Particulars have not yet reached us. All we know is that Crerar
and Nethercott were killed and Morley Knowles wounded. Every man
of them splendid types, keen of brain, and sure of hand; alive to
all the war means in its ultimate issues for the Empire and the
world.
[Two
paragraphs re patriotism omitted]
No one seemed to think of Crerar
enlisting. No one "recruited" him. Reticent about the
deeper and nearer things in life, he hammered it out in his own
mind, until all barriers were burned away by his own fervent sense
of duty, and he could follow "the gleam" with a good,
manly conscious.
He was of Scotch descent and
hoped to have an opportunity of visiting the home of his
forefathers in the little village of Scone, about two miles
outside the fair city of Perth, on the banks of the Tay.
He had heard of Perth
"Inches" -- parks, we would call them. He had heard of
the kirk where John Knox preached his great sermon of the
Reformation, and he had heard of Scone Palace, where Robert de
Bruce was crowned King of Scots by the Countess of Buchan, a lady
of the great Clan Macduff. The mystic stone of Destiny had been
carried off to England, nevertheless Bruce's coronation was valid,
and victory, as we know, adorned his banner at Bannockburn.

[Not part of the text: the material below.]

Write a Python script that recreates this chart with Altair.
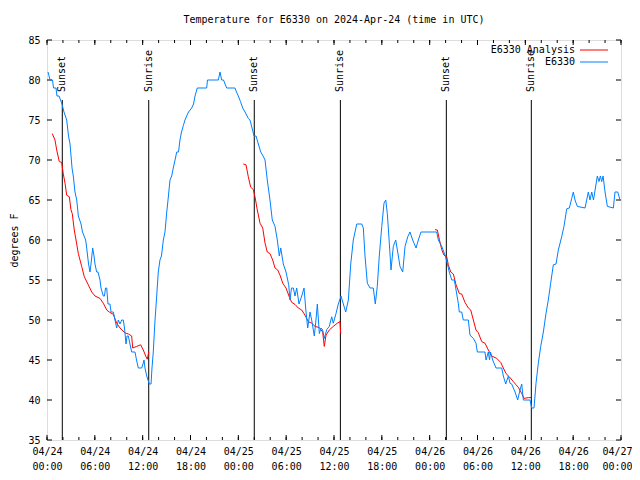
import altair as alt
import pandas as pd

BASE = pd.Timestamp("2024-04-24 00:00")
FONT = "DejaVu Sans Mono"

# (hours since 2024-04-24 00:00 UTC, degrees F)
obs_points = [
    (0.13, 81), (0.38, 80), (0.69, 80), (0.82, 79), (1.13, 79), (1.25, 78), (1.51, 78), (1.88, 77),
    (2.13, 76), (2.47, 75), (2.70, 73), (2.89, 72), (3.14, 69), (3.30, 68), (3.51, 66), (3.73, 65),
    (3.93, 63), (4.27, 62), (4.45, 61), (4.85, 60), (4.98, 59), (5.21, 57), (5.39, 56), (5.52, 57),
    (5.73, 59), (5.90, 58), (6.02, 57), (6.23, 56), (6.40, 56), (6.65, 55), (6.77, 54), (7.06, 53),
    (7.21, 53), (7.34, 54), (7.49, 54), (7.65, 52), (7.90, 52), (8.03, 51), (8.32, 51), (8.53, 50),
    (8.74, 49), (8.94, 50), (9.16, 49.5), (9.37, 50), (9.57, 50), (9.72, 49), (9.91, 47), (10.04, 48),
    (10.20, 48), (10.41, 47), (10.62, 46), (11.04, 46), (11.23, 45), (11.45, 44), (11.88, 44),
    (12.04, 44.5), (12.17, 45), (12.29, 44), (12.51, 43), (12.83, 42), (13.05, 42), (13.17, 44),
    (13.33, 46), (13.55, 50), (13.76, 53), (13.96, 56), (14.17, 57.5), (14.36, 58), (14.59, 60),
    (14.80, 61), (15.02, 63.5), (15.18, 65), (15.43, 67.5), (15.64, 68), (15.84, 69), (16.06, 70),
    (16.27, 71), (16.50, 71), (16.68, 72.5), (16.87, 73.5), (17.10, 74.3), (17.31, 75), (17.52, 75.5),
    (17.75, 76), (18.15, 76.5), (18.38, 77), (18.57, 78), (18.85, 79), (20.03, 79), (20.13, 80),
    (21.49, 80), (21.70, 81), (21.91, 80), (22.14, 80), (22.33, 79.5), (22.54, 79), (23.58, 79),
    (23.77, 78.5), (24.00, 78), (24.27, 77.3), (24.55, 76.5), (24.84, 76), (25.25, 75.2), (25.46, 75),
    (25.72, 74), (25.97, 73), (26.22, 73), (26.51, 72), (26.81, 71), (27.10, 70.5), (27.35, 70),
    (27.63, 67.5), (27.97, 65), (28.26, 62.5), (28.60, 61.7), (28.89, 60), (29.14, 58), (29.32, 59),
    (29.64, 57), (29.98, 56), (30.32, 54.4), (30.48, 52.5), (30.67, 54), (30.90, 54), (31.11, 53),
    (31.32, 54), (31.61, 52), (31.95, 53), (32.24, 54), (32.49, 51), (32.70, 49), (32.99, 51),
    (33.20, 50), (33.53, 48), (33.74, 50), (33.91, 52), (34.16, 48.3), (34.37, 49), (34.58, 48.75),
    (34.78, 47.7), (35.09, 48.8), (35.41, 49.2), (35.71, 50.4), (35.91, 49.6), (36.25, 50.8),
    (36.54, 52), (36.88, 53), (37.17, 52), (37.47, 51), (37.80, 52.5), (38.10, 57), (38.42, 60),
    (38.85, 62), (39.48, 62), (39.68, 61.5), (39.89, 58), (40.18, 54.6), (40.52, 54), (40.93, 54),
    (41.18, 52), (41.43, 54.2), (41.68, 58), (41.99, 61.7), (42.27, 64.6), (42.49, 65), (42.69, 63.3),
    (42.94, 59.6), (43.15, 56.25), (43.44, 59.2), (43.74, 60), (43.99, 58.5), (44.28, 56.7),
    (44.62, 56), (44.91, 59.2), (45.25, 60.4), (45.53, 61), (45.87, 60), (46.29, 59), (46.58, 60),
    (46.91, 61), (48.88, 61), (49.09, 60), (49.51, 59.2), (49.93, 58.1), (50.21, 57.1), (50.46, 56),
    (50.77, 55), (51.09, 55), (51.31, 53.75), (51.59, 52.1), (51.72, 51), (52.02, 51), (52.22, 50),
    (52.85, 50), (53.06, 48.1), (53.48, 47.7), (53.81, 47.1), (53.98, 46), (54.94, 46), (55.07, 45),
    (55.36, 46), (55.51, 45), (55.63, 46), (55.91, 45), (56.32, 44), (57.04, 44), (57.24, 43),
    (57.54, 42), (57.87, 43), (58.08, 42.1), (58.29, 42), (58.71, 41), (59.04, 40), (59.33, 41.25),
    (59.55, 42), (59.75, 40), (60.59, 40), (60.80, 39), (61.09, 39), (61.34, 42.1), (61.63, 44.6),
    (61.93, 46.7), (62.26, 48.5), (62.59, 50.8), (62.88, 52.5), (63.18, 54.6), (63.51, 56.9),
    (63.85, 57), (64.14, 58.75), (64.56, 60.4), (64.85, 61.7), (65.19, 63.9), (65.52, 64),
    (65.82, 65.2), (66.02, 66), (66.23, 65), (66.52, 64.2), (67.49, 64), (67.90, 66), (68.11, 65),
    (68.33, 66), (68.55, 65), (68.87, 67), (69.03, 68), (69.24, 67.3), (69.41, 68), (69.58, 67.3),
    (69.75, 68), (70.00, 66), (70.29, 64.2), (71.04, 64), (71.25, 66), (71.59, 66), (71.88, 65),
]

analysis_night1 = [
    (0.66, 73.3), (1.00, 72.5), (1.22, 71.25), (1.54, 69.8), (1.84, 69.7), (2.04, 68.3), (2.26, 67.1),
    (2.47, 65.6), (2.80, 65.4), (3.01, 63.75), (3.17, 63.3), (3.42, 61.25), (3.64, 60), (3.93, 58.3),
    (4.35, 56.7), (4.68, 55.4), (5.18, 54.4), (5.61, 53.5), (6.02, 53), (6.65, 52.7), (7.06, 52.1),
    (7.49, 51.25), (7.81, 51), (8.32, 50.7), (8.74, 49.6), (9.16, 49), (9.78, 48.4), (10.20, 48.25),
    (10.62, 48), (10.75, 46.5), (11.25, 46.7), (11.75, 46.9), (12.08, 46.25), (12.42, 45.4),
    (12.58, 45.1), (12.76, 46),
]
analysis_night2 = [
    (24.62, 69.5), (24.96, 69.4), (25.25, 67.9), (25.55, 66.6), (25.88, 66.3), (26.09, 65.4),
    (26.38, 63.75), (26.72, 62.1), (27.06, 61.5), (27.35, 59.6), (27.63, 58.5), (27.97, 58.3),
    (28.31, 57.5), (28.60, 56.5), (28.94, 56.25), (29.23, 55.6), (29.57, 54.6), (29.98, 54),
    (30.39, 52.9), (30.70, 52.2), (31.11, 51.95), (31.52, 51.5), (31.95, 51.25), (32.36, 50.6),
    (32.78, 49.8), (33.20, 49.6), (33.62, 49.2), (34.16, 49.05), (34.58, 48.5), (34.78, 46.7),
    (35.00, 48.1), (35.41, 48.75), (35.91, 49.2), (36.42, 49.6), (36.75, 49.8), (36.84, 48.3),
]
analysis_night3 = [
    (48.67, 61.3), (48.96, 61.25), (49.21, 60.1), (49.51, 58.8), (49.80, 58.1), (50.14, 57.9),
    (50.34, 56.9), (50.64, 56), (50.97, 55.75), (51.31, 54.4), (51.72, 53.3), (52.02, 53.25),
    (52.43, 52.2), (52.85, 51.5), (53.15, 51.25), (53.48, 50), (53.81, 48.75), (54.10, 48.4),
    (54.53, 47.3), (54.94, 47.1), (55.36, 46.25), (55.78, 45.5), (56.41, 45.2), (56.91, 44.7),
    (57.24, 44), (57.58, 43.3), (57.99, 42.9), (58.49, 42.3), (58.83, 41.9), (59.12, 41.6),
    (59.55, 40.8), (59.84, 40.2), (60.38, 40.3), (60.71, 40.3),
]

sun_events = ["Sunset", "Sunrise", "Sunset", "Sunrise", "Sunset", "Sunrise"]
sun_hours = [1.92, 12.76, 26.0, 36.8, 50.09, 60.75]

major_x_hours = [0, 6, 12, 18, 24, 30, 36, 42, 48, 54, 60, 66, 72]
minor_x_hours = [0, 2, 4, 6, 8, 10, 12, 14, 16, 18, 20, 22, 24, 26, 28, 30, 32, 34, 36,
                 38, 40, 42, 44, 46, 48, 50, 52, 54, 56, 58, 60, 62, 64, 66, 68, 70, 72]
y_ticks = [35, 40, 45, 50, 55, 60, 65, 70, 75, 80, 85]

W, H = 574, 400


def to_time(hours):
    return [BASE + pd.Timedelta(hours=h) for h in hours]


obs_df = pd.DataFrame({"t": to_time([p[0] for p in obs_points]),
                       "temp": [p[1] for p in obs_points]})
ana_rows = []
for seg, pts in enumerate([analysis_night1, analysis_night2, analysis_night3]):
    for h, v in pts:
        ana_rows.append({"t": BASE + pd.Timedelta(hours=h), "temp": v, "seg": seg})
ana_df = pd.DataFrame(ana_rows)
sun_df = pd.DataFrame({"t": to_time(sun_hours), "event": sun_events})
major_df = pd.DataFrame({"t": to_time(major_x_hours)})
minor_df = pd.DataFrame({"t": to_time(minor_x_hours)})
ytick_df = pd.DataFrame({"temp": y_ticks})


def dt(h):
    return alt.DateTime(year=2024, month=4, date=24 + h // 24, hours=h % 24)


x_scale = alt.Scale(domain=[dt(0), dt(72)])
y_scale = alt.Scale(domain=[35, 85])

x_enc = alt.X(
    "t:T", scale=x_scale,
    axis=alt.Axis(
        title=None, values=[dt(h) for h in major_x_hours],
        labelExpr="[timeFormat(datum.value, '%m/%d'), timeFormat(datum.value, '%H:%M')]",
        ticks=False, domain=False, grid=False, labelPadding=6, labelLineHeight=15,
        labelFont=FONT, labelFontSize=10, labelColor="black", labelAngle=0,
        labelFlush=False, labelOverlap=False, labelBound=False,
        labelOffset={"condition": {"test": "datum.value >= datetime(2024, 3, 26, 23)",
                                   "value": -4}, "value": 0},
    ),
)
y_enc = alt.Y(
    "temp:Q", scale=y_scale,
    axis=alt.Axis(
        title="degrees F", values=y_ticks, ticks=False, domain=False, grid=False,
        labelPadding=7, labelFont=FONT, labelFontSize=10, labelColor="black",
        titleFont=FONT, titleFontSize=10, titleFontWeight="normal", titleColor="black",
        titlePadding=8, labelFlush=False,
    ),
)

obs_line = alt.Chart(obs_df).mark_line(color="#0080ff", strokeWidth=1).encode(x=x_enc, y=y_enc)
ana_line = alt.Chart(ana_df).mark_line(color="#ff0000", strokeWidth=1).encode(
    x=x_enc, y=y_enc, detail="seg:N")

sun_rules = alt.Chart(sun_df).mark_rule(color="black", strokeWidth=1).encode(
    x=x_enc, y=alt.value(60), y2=alt.value(H))
sun_text = alt.Chart(sun_df).mark_text(
    angle=270, align="left", baseline="middle", font=FONT, fontSize=10, color="black"
).encode(x=x_enc, y=alt.value(52), text="event:N")

tick_layers = []
for df_, ln in [(major_df, 5), (minor_df, 3)]:
    tick_layers.append(alt.Chart(df_).mark_rule(color="black").encode(
        x=x_enc, y=alt.value(H), y2=alt.value(H - ln)))
    tick_layers.append(alt.Chart(df_).mark_rule(color="black").encode(
        x=x_enc, y=alt.value(0), y2=alt.value(ln)))
tick_layers.append(alt.Chart(ytick_df).mark_rule(color="black").encode(
    y=y_enc, x=alt.value(0), x2=alt.value(5)))
tick_layers.append(alt.Chart(ytick_df).mark_rule(color="black").encode(
    y=y_enc, x=alt.value(W), x2=alt.value(W - 5)))

legend_names = ["E6330 Analysis", "E6330"]
legend_colors = ["#ff0000", "#0080ff"]
legend_layers = []
for i, (name, col) in enumerate(zip(legend_names, legend_colors)):
    one = alt.Chart(pd.DataFrame({"name": [name]}))
    legend_layers.append(one.mark_text(
        align="right", baseline="middle", font=FONT, fontSize=10, color="black"
    ).encode(text="name:N", x=alt.value(528), y=alt.value(10 + 12 * i)))
    legend_layers.append(one.mark_rule(color=col, strokeWidth=1).encode(
        x=alt.value(533), x2=alt.value(561), y=alt.value(10 + 12 * i)))

chart = alt.layer(
    *tick_layers, sun_rules, sun_text, ana_line, obs_line, *legend_layers
).properties(
    width=W, height=H,
    title=alt.TitleParams(
        "Temperature for E6330 on 2024-Apr-24 (time in UTC)",
        font=FONT, fontSize=10, fontWeight="normal", color="black",
        anchor="middle", frame="group", offset=10,
    ),
    autosize=alt.AutoSizeParams(type="none"),
    padding={"left": 39, "top": 32, "right": 11, "bottom": 40},
).configure_view(stroke="black", strokeWidth=1).configure(background="white")

chart.save("out.html", embed_options={"renderer": "svg", "actions": False})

We doubt if his wish to see these
spots was realized. He dreamed his dream. He had every right to
dream golden dreams of a happy and useful life, and if the dream
has not ccome true, according to our reckoning, it does not follow
that it has failed in its better fruition; for there are still
more things in heaven and earth than eyes have seen or heart
conceived of.
Crerar and Nethercott were
friends and comrades, lovely in their lives, and in their deaths
not divided.
[Poem, an
"old Scotch ditty" omitted]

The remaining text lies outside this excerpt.